A Calvin Theological Seminary Publication by Students & Alumni
Do you have a hero?

Do you have a hero?

Growing up I remember being asked the question: “Who is your hero”, and we would be
asked to draw a picture. Two strange things came from that: my immaculate fridge art
did a disappearing act, and I don’t know where it went. I’m sure it’s somewhere special,
and the second strange thing is that I didn’t truly have one. I think for the sake of fitting
in I put my uncle down as a candidate. To this day I couldn’t tell you why I chose my
uncle, but I could tell you that I hadn’t spent any time building the persona of a hero
that I wanted to become.
Maybe it’s not that strange, but until I was older I hadn’t really looked up to anyone.
What changed was that I became aware of my calling in life. I became aware that I was
called to pastoral ministry and started looking for preachers to emulate. I wanted to
become like them. I wanted to preach as boldly as they did, reach as many people as
they did, heck; I basically wanted to live absorbing their shadow.
With this “Fascination” or “hero” mentality, there came with it a sense of dysfunction
when one of them would have a moral failure or pass away. I had to come to grips with
what it would mean to be successful, to have the title of “good and faithful servant” as
commended by Jesus in the gospels. And I think we have a picture of this in the story of
Samuel. There’s a couple “sneaky” lines in the story that have some rather significant
“Indeed the Lord visited Hanna, and she conceived and bore three sons and two
daughters. And the boy Samuel grew in the presence of the Lord” (1 Samuel 2:21)

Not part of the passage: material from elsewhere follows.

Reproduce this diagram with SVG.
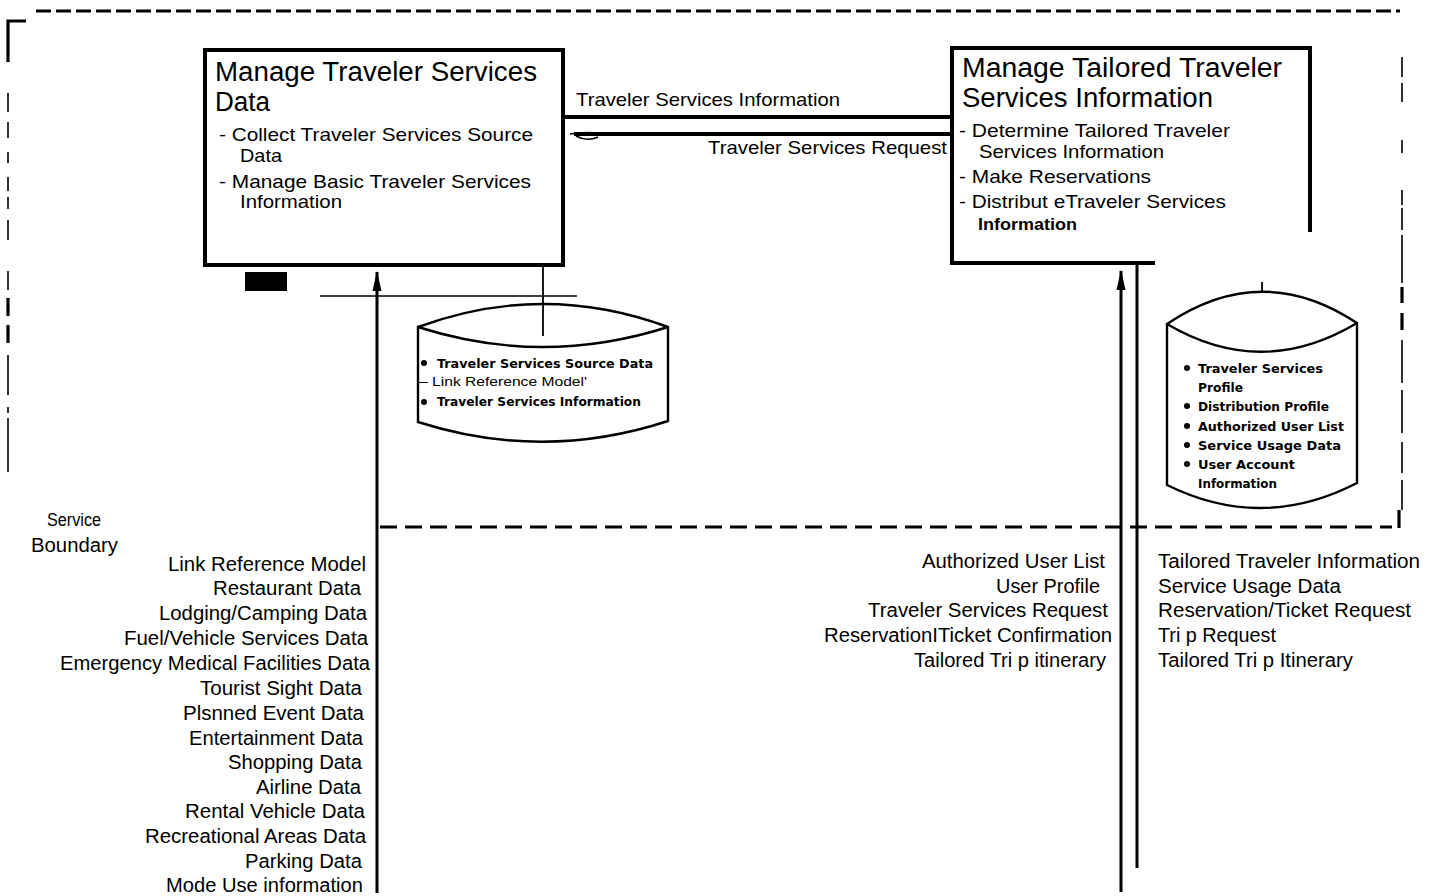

“And Samuel grew, and the Lord was with him and he let none of his words fall to the

ground” (1 Samuel 3:19)

During the time of Samuel, there was this “superstar” (I suppose). A family that was
chosen by God to minister in His presence, and bring judgment to the people of Israel.
And his faithfulness to the Lord was a contributing factor to Samuel even being born!
What we see during the turmoil of Eli’s family is Samuel remaining in the background,
being faithful to the Lord and growing in relationship with Him.
What struck me, was that Samuel certainly looked up to Eli (if his submission to Eli
asking if he was calling him is any indication), served him, and maybe even ignored
some of the faults I’m sure. But the whole time his mentor/teacher was making more
than a few blunders, he chose to grow in the Lord.

Samuel had background faithfulness

I think there is something here for all of us aspiring ministers, heck all of us to learn
from Samuel.
Focus on our nearness to the Father. The only way we can guarantee success (and
sometimes not success by our standard) is to ensure that we grow in our relationship
with God. To grow in our knowledge of Jesus. The only “hero” we should have in our
lives is Jesus. Why? Because he is literally perfect.
Although the principle could definitely stop there, I think there is something else we can
apply through this “background faithfulness” idea: pining after a “position” is far from
the intent of God in our lives. Certainly the calling of Samuel was to a position, but
again; if Eli and his sons were faithful, there’s a chance that Samuel would have
remained in the background seeking the Lord.
A good question for all of us to ask would be this:

If we were to never get a position of influence, would we follow God into
that calling? If we are called to be a “right hand man/woman” would we be

content with background faithfulness?